The Canadian radio-television and telecommunications commission (CRTC) approved Rogers’ acquisition of Shaw’s broadcasting services, subject to a number of conditions and modifications.

“Given the nature of this transaction, we have put in place safeguards aimed at addressing potential risks to the broadcasting system for both consumers and programming services. Rogers must honor all existing contracts for Shaw customers. This adds to the safeguards already in place, which allow Canadians to subscribe to a basic television package and to select channels either individually or in small packages,” said Ian Scott, chairperson and CEO, CRTC.

It is worthy to note that as part of this transaction, Rogers is acquiring 16 cable services based in Western Canada, a national satellite television service, and other broadcast and television services. Thus, in order to approve this transaction, the CRTC had to ensure that the application is the best possible proposal and that the transaction serves the public interest, consistent with the overall objectives of the Broadcasting Act.

In line with this, the CRTC has required Rogers to pay five times more in benefits to the broadcasting system than it had originally proposed. Rogers will then contribute $27.2 million to various initiatives and funds, including those that support the production of content by indigenous producers and members of equity-seeking groups. Benefits will be directed to the Canada media fund, the independent local news fund, the broadcasting accessibility fund, and the broadcasting participation Fund, among others.

Rogers must also report annually on its commitments to increase its support for local news, by means of employing a higher number of journalists at its Citytv stations across the country and by producing an additional 48 news specials each year that reflect local communities.

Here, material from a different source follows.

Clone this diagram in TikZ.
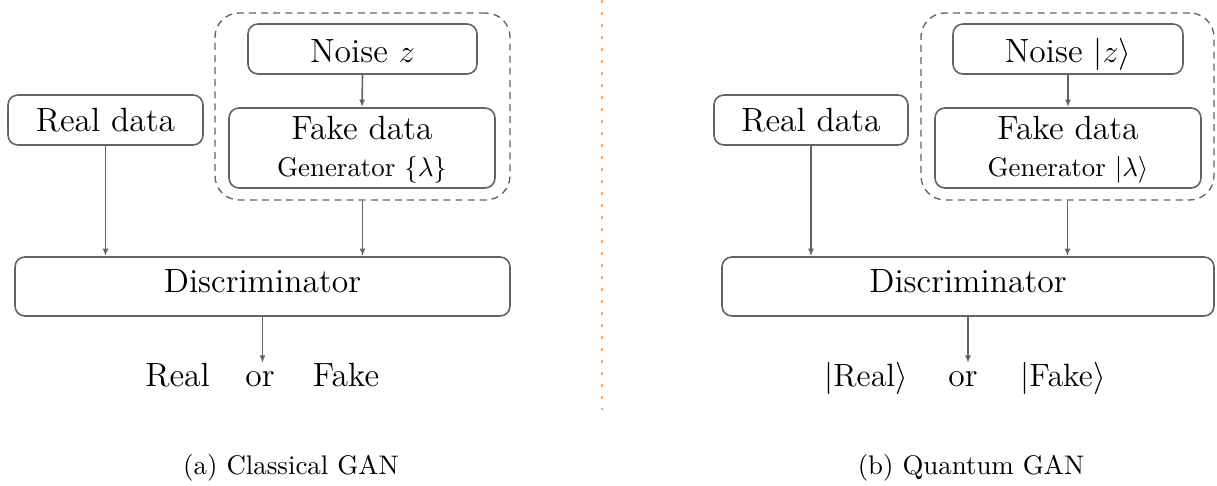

Furthermore, the CRTC is imposing safeguards to ensure independent programming services are not placed at a disadvantage when negotiating with Rogers. Hence, Rogers must distribute at least 45 independent English and French-language services on each of its cable and satellite services.

The home telephone, wireless, and Internet services that Rogers is also seeking to acquire are not subject to the CRTC’s prior approval and are being reviewed by Canada’s competition bureau and innovation, science and economic development (ISED) department.